Question

How to analyse Eukaryotic genome by Comparative annotation toolkit (CAT) with BUSCO output?

0

Entering edit mode

4.8 years ago

kabir.deb ▴ 80

Hello, I'm very new in Eukaryotic genome annotation; going through internet I found Comparative annotation toolkit (CAT) is very good tool for doing so....I have installed Comparative annotation toolkit (CAT) using Anaconda after creating a separate python=2.7 environment using following commands. While I have installed BUSCO into base environment.

$conda create -n catpy27 python=2.7 pip
$conda activate catpy27
$conda install -c bioconda comparative-annotation-toolkit

Now I don't understand what to do with that? Anyone acquainted with this kind of tool please suggest me any good tutorial or manual for Eukaryotic genome annotation using CAT.
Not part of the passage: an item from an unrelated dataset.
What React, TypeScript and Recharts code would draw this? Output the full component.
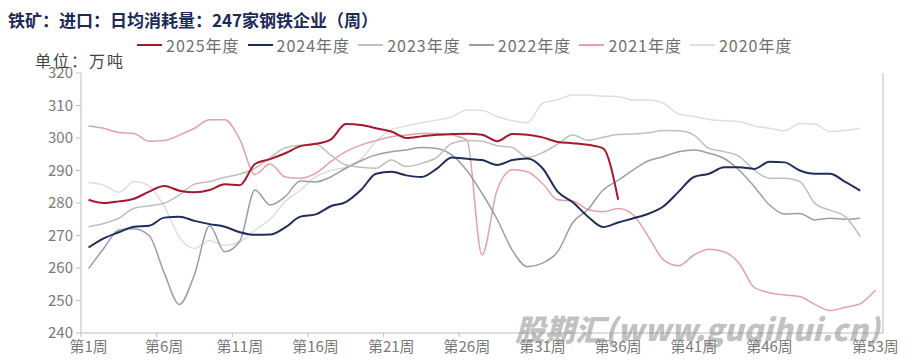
import { LineChart, Line, XAxis, YAxis } from 'recharts'

const FONT = '"Noto Sans CJK SC", "Noto Sans", sans-serif'
const AXIS = '#bdbdbd'
const LABEL = '#7a7a7a'

const PLOT_LEFT = 81
const PLOT_RIGHT = 883
const PLOT_BOTTOM = 333
const HALF_WEEK = (PLOT_RIGHT - PLOT_LEFT) / 53 / 2

const weeks = [
  1, 2, 3, 4, 5, 6, 7, 8, 9, 10, 11, 12, 13, 14, 15, 16, 17, 18, 19, 20,
  21, 22, 23, 24, 25, 26, 27, 28, 29, 30, 31, 32, 33, 34, 35, 36, 37, 38, 39, 40,
  41, 42, 43, 44, 45, 46, 47, 48, 49, 50, 51, 52, 53,
]
const xTicks = [1, 6, 11, 16, 21, 26, 31, 36, 41, 46, 53]
const yTicks = [240, 250, 260, 270, 280, 290, 300, 310, 320]

const y2025 = [
  281, 280, 280.5, 281.3, 283.5, 285.2, 283.8, 283.3, 284, 285.8,
  285.5, 292, 293.5, 295.3, 297.5, 298.2, 299.5, 304.3, 304, 303,
  302, 300, 300.5, 301, 301.2, 301.3, 301, 299, 301.2, 301,
  300.2, 298.8, 298.4, 297.9, 296.8, 281,
]
const y2024 = [
  266.3, 269.1, 271, 272.7, 273, 275.5, 275.8, 274.5, 273.5, 272.7,
  271, 270.2, 270.3, 272.5, 275.8, 276.5, 279, 280.3, 284, 289,
  289.6, 288.5, 288, 290.5, 294, 293.6, 293.2, 291.7, 293.2, 293.7,
  290.7, 283.5, 280.2, 275.8, 272.6, 274, 275.3, 276.7, 279, 283.5,
  288, 289, 291, 291, 290.5, 292.7, 292.5, 290, 289, 289,
  286.5, 283.8,
]
const y2023 = [
  272.7, 273.7, 275.3, 278.4, 279.1, 279.9, 282.5, 285.8, 286.6, 287.9,
  288.9, 290.7, 294, 297, 297.8, 298.1, 294.8, 291.7, 291, 290.7,
  293.2, 291.2, 292.2, 294, 298.3, 299.2, 299, 297.6, 297.1, 294,
  295.5, 298.1, 300.9, 299.3, 300.2, 301.1, 301.2, 301.6, 302.3, 302.2,
  300.9, 296.8, 295.8, 294.3, 290.1, 287.6, 287.6, 286.6, 279.9, 277.8,
  275.8, 269.6,
]
const y2022 = [
  259.8, 266, 271.7, 272.1, 270, 258.5, 248.8, 258, 273, 265,
  268.3, 284, 279.4, 282, 286.8, 286.5, 288, 290.7, 293, 294.8,
  295.8, 296.3, 297.1, 296.8, 294.8, 290, 283, 275, 265.5, 260.4,
  261.5, 265, 274, 278, 284, 287, 290.2, 293, 294.3, 295.8,
  296.3, 295.3, 293.7, 290.1, 285, 279.4, 276.6, 276.8, 274.8, 275.3,
  275, 275.3,
]
const y2021 = [
  303.7, 303, 301.7, 301.4, 299, 299.2, 300.9, 303, 305.6, 305.6,
  299.5, 288.8, 292, 288, 287.6, 289.1, 292.7, 295.8, 297.8, 299.2,
  300.4, 300.9, 301.4, 301.4, 300.9, 299.4, 264, 284, 290.2, 289.6,
  286, 281, 280.6, 278, 277.3, 278.3, 276.3, 269.6, 262.5, 260.7,
  264, 265.8, 265, 261.4, 254, 252.4, 251.7, 251.2, 248.8, 246.9,
  247.9, 249, 253.2,
]
const y2020 = [
  286.3, 285.5, 283.3, 286.6, 285.2, 279, 269.5, 266, 268.5, 267,
  268, 271.7, 275, 280.5, 284, 288, 290, 291, 293.5, 299,
  302.5, 303.7, 304.7, 305.5, 306.5, 308.6, 308.5, 306.6, 305.3, 304.7,
  310.7, 311.8, 313.2, 313.2, 312.9, 312.7, 311.7, 311.7, 310.7, 307.4,
  306.6, 305.7, 305.3, 305, 303.7, 303, 302.2, 304.5, 304.3, 302,
  302.3, 303,
]

// legend order; drawn in reverse so 2025 sits on top
const series = [
  { key: 'y2025', name: '2025年度', color: '#a3192d', width: 2, values: y2025 },
  { key: 'y2024', name: '2024年度', color: '#1f2d5c', width: 2, values: y2024 },
  { key: 'y2023', name: '2023年度', color: '#bfbfbf', width: 1.5, values: y2023 },
  { key: 'y2022', name: '2022年度', color: '#9a9dab', width: 1.5, values: y2022 },
  { key: 'y2021', name: '2021年度', color: '#e3a0ab', width: 1.5, values: y2021 },
  { key: 'y2020', name: '2020年度', color: '#dedede', width: 1.5, values: y2020 },
]

function WeekTick(props: any) {
  const { x, y, payload } = props
  return (
    <g>
      <line x1={x - HALF_WEEK} x2={x - HALF_WEEK} y1={PLOT_BOTTOM} y2={PLOT_BOTTOM + 4} stroke={AXIS} />
      <text x={x} y={y} dy="0.71em" textAnchor="middle" fill={LABEL} fontSize={15} fontFamily={FONT}>
        {`第${payload.value}周`}
      </text>
    </g>
  )
}

export default function App() {
  const data = weeks.map((week, i) => {
    const row: Record<string, number | undefined> = { week }
    series.forEach((s) => {
      row[s.key] = s.values[i]
    })
    return row
  })

  return (
    <div style={{ position: 'absolute', left: 0, top: 0, width: 914, height: 362, background: '#fff', fontFamily: FONT }}>
      <div style={{ position: 'absolute', left: 0, top: 0 }}>
        <LineChart width={914} height={362} data={data} margin={{ top: 73, right: 0, bottom: 0, left: 0 }}>
          <XAxis
            dataKey="week"
            type="number"
            domain={[0.5, 53.5]}
            ticks={xTicks}
            interval={0}
            height={29}
            stroke={AXIS}
            tickLine={false}
            tickSize={6}
            tickMargin={2}
            tick={<WeekTick />}
          />
          <YAxis
            yAxisId="left"
            domain={[240, 320]}
            ticks={yTicks}
            interval={0}
            width={81}
            stroke={AXIS}
            tickSize={5}
            tickMargin={3}
            tick={{ fill: LABEL, fontSize: 15, fontFamily: FONT }}
          />
          <YAxis yAxisId="right" orientation="right" width={31} stroke={AXIS} tick={false} tickLine={false} />
          {[...series].reverse().map((s) => (
            <Line
              key={s.key}
              yAxisId="left"
              type="monotone"
              dataKey={s.key}
              stroke={s.color}
              strokeWidth={s.width}
              dot={false}
              activeDot={false}
              connectNulls={false}
              isAnimationActive={false}
            />
          ))}
        </LineChart>
      </div>

      <div style={{ position: 'absolute', left: 8, top: 11, fontSize: 17, lineHeight: 1, fontWeight: 700, color: '#1c2b59', whiteSpace: 'nowrap' }}>
        铁矿：进口：日均消耗量：247家钢铁企业（周）
      </div>

      <div style={{ position: 'absolute', left: 137, top: 37, display: 'flex', lineHeight: 1 }}>
        {series.map((s) => (
          <div key={s.key} style={{ display: 'flex', alignItems: 'center', width: 110.6 }}>
            <div style={{ width: 25, height: 2, background: s.color, marginRight: 4 }} />
            <span style={{ fontSize: 16, color: '#707070', letterSpacing: 1, whiteSpace: 'nowrap' }}>{s.name}</span>
          </div>
        ))}
      </div>

      <div style={{ position: 'absolute', left: 35, top: 52, fontSize: 16, lineHeight: 1, color: '#444', letterSpacing: 2 }}>
        单位：万吨
      </div>

      <div
        style={{
          position: 'absolute',
          left: 515,
          top: 313,
          fontSize: 30,
          lineHeight: 1,
          fontWeight: 900,
          fontStyle: 'italic',
          color: 'rgba(140,140,140,0.55)',
          whiteSpace: 'nowrap',
          pointerEvents: 'none',
        }}
      >
        股期汇(www.guqihui.cn)
      </div>
    </div>
  )
}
alignment genome sequence sequencing • 2.0k views

ADD COMMENT • link 4.8 years ago by kabir.deb ▴ 80

0

Entering edit mode

Hi thank you very much for your prompt reply, I already have BUSCO output which consists AUGUSTUS result as well as BUSCO Ortholog genes. Now I'm in mystery that how can I relate my BUSCO output (Ortholog genes, Augustus output etc.) with the Comparative annotation toolkit (CAT).

ADD REPLY • link 4.8 years ago by kabir.deb ▴ 80

0

Entering edit mode

How many genomes are you annotating and are there reference genomes/annotations with high quality for CAT?

A way to relate your BUSCO output with CAT is to reuse the pre-trained parameters resulting from BUSCO. You can add --long option when you use BUSCO on an assembly to optimize when retraining AUGUSTUS during the process. Then reuse the retraining parameters as a custom species for CAT by specifying --augustus-species CUSTOM_SPE. Note that you need to move the files from the directory retraining_parameters in BUSCO results to the species directory in your AUGUSTUS config path and rename the files (replace the prefix with your species name; for example, make them augustus/config/species/CUSTOM_SPE/CUSTOM_SPE_exon_probs.pbl and augustus/config/species/CUSTOM_SPE/CUSTOM_SPE_intron_probs.pbl)

If you use CAT in the Docker way, you need to rebuild the image to include your custom parameter files. See discussions: Custom Augustus training parameters for --augustus-species....

ADD REPLY • link 4.8 years ago by AK ★ 2.2k

score 1 · Answer 1 · 2019-07-13

First, have a look at the repo: https://github.com/ComparativeGenomicsToolkit/Comparative-Annotation-Toolkit and the section: Running the pipeline, then make use of the test_data to get it working. From experience, I would suggest implementing CAT in the Docker way.

When you get the test data working, you'll probably know that you need the whole genome alignment in .hal format (ex. vertebrates.hal in the test data) before running CAT. You can get the alignment by implementing cactus. There is also test data for cactus as well, you'll need a species tree for it.

If unfortunately, you couldn't get the test data working for CAT or cactus, try having a look at the alternative method: Multi-Genome Annotation with AUGUSTUS, the instructions there might be easier to follow.